Failover synchronisation problem

Fri Dec 16 10:42:39 UTC 2011

During the last days I had to struggle with a failover synchronisation
problem. Although the problem is gone now I'm still interested in
understanding the behaviour of the failover partners.

The two systems are running ver. 4.1.1 on solaris 10x86 in a production
environment serving around 180k active leases. The dhcp service runs
very reliable in general.

Due to other circumstances it was necessary to restart one failover
partner with an empty lease file. This is no problem normaly since it
sends an "update request all" message to its partner, receives the whole
lease db and switches to normal mode. But this time the "update request
all" message was received and logged by the working system but it made
no attempt to send any data, so the restarted systems got stuck in
"recover" mode. I restarted it serveral times and watched the failover
dialog with snoop, the running member got the "update request all"
message but simple does not answer in any way.

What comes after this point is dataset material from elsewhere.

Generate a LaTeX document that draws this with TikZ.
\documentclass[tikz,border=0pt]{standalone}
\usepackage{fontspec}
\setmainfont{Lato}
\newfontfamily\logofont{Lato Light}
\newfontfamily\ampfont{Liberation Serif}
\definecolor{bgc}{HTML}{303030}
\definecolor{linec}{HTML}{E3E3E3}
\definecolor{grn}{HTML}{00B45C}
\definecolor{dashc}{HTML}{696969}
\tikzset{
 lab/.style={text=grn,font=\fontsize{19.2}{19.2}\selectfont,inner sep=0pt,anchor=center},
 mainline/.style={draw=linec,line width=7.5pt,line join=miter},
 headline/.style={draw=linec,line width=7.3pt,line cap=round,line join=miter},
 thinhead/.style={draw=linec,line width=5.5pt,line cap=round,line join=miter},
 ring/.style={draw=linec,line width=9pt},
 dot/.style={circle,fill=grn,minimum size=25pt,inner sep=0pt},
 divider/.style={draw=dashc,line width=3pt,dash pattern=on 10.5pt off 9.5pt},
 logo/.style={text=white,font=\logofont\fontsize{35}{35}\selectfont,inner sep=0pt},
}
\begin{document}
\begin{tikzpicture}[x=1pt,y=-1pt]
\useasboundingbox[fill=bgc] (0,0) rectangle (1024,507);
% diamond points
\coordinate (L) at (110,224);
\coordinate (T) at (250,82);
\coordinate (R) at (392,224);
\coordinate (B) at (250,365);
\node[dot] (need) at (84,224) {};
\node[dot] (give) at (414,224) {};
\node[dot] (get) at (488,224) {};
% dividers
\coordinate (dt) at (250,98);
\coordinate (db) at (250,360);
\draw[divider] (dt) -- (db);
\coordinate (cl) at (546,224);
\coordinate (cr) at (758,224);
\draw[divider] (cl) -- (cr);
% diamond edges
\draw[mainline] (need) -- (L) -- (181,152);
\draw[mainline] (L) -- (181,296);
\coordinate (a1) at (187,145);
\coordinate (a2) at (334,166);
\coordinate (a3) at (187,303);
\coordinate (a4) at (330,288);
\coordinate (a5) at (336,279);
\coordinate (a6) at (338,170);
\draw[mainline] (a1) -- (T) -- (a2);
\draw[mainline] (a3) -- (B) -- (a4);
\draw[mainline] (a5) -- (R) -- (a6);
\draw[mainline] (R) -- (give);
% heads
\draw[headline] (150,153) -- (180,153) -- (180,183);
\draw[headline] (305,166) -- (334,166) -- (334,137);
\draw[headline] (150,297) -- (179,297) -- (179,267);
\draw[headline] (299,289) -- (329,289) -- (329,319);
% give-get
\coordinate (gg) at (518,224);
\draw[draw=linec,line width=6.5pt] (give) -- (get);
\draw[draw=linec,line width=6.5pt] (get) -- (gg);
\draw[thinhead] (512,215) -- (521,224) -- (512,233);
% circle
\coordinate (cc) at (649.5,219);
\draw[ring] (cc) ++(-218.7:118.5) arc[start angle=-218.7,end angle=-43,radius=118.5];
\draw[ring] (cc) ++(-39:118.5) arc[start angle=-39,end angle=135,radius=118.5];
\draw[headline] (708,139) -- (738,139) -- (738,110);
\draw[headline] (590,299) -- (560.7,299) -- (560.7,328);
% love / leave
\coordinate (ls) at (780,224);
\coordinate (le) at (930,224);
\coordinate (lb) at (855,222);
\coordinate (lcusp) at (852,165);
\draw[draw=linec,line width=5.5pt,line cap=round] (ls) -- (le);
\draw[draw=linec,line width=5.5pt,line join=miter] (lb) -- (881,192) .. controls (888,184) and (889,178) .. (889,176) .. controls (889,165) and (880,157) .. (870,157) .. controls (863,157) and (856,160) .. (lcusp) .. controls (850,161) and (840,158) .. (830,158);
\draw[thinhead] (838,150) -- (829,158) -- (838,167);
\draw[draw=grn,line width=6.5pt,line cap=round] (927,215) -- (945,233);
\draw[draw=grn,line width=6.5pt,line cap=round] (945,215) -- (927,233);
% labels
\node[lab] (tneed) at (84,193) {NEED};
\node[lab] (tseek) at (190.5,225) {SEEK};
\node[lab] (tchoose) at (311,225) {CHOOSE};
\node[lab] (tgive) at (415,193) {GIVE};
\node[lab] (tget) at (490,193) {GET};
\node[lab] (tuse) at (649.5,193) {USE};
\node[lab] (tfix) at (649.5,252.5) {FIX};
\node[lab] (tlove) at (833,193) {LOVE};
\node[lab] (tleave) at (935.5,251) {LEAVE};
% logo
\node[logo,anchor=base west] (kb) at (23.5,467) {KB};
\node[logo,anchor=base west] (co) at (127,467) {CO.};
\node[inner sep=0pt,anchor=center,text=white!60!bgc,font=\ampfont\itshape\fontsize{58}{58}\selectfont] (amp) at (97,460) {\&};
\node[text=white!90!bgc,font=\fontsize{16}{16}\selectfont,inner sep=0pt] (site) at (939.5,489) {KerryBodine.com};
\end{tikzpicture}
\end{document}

We finally solved the situation by a what I think rude trick, by copying
the whole lease file from the running to the unsuccessful recovering
system and starting it whis this lease db. After spitting out a bunch of
"conflict resolution" messages it switched to "normal" mode and started
working.

Could anybody think of a reason why the running system made no attempt
to react on the "update request all" message from its partner? I'm shure
that there where no network issues and the clock was synced ok on both
of them. Could this behaviour be trigged be the dhcp request load on the
running partner? It was hit by more than 150 req/sec. Is there any
functionality implemented to postone failover requests in favour of
answering client requests? The usual system resources (cpu, ram, disk
io) showed no bottleneck.

Thanks for help.

nils-henner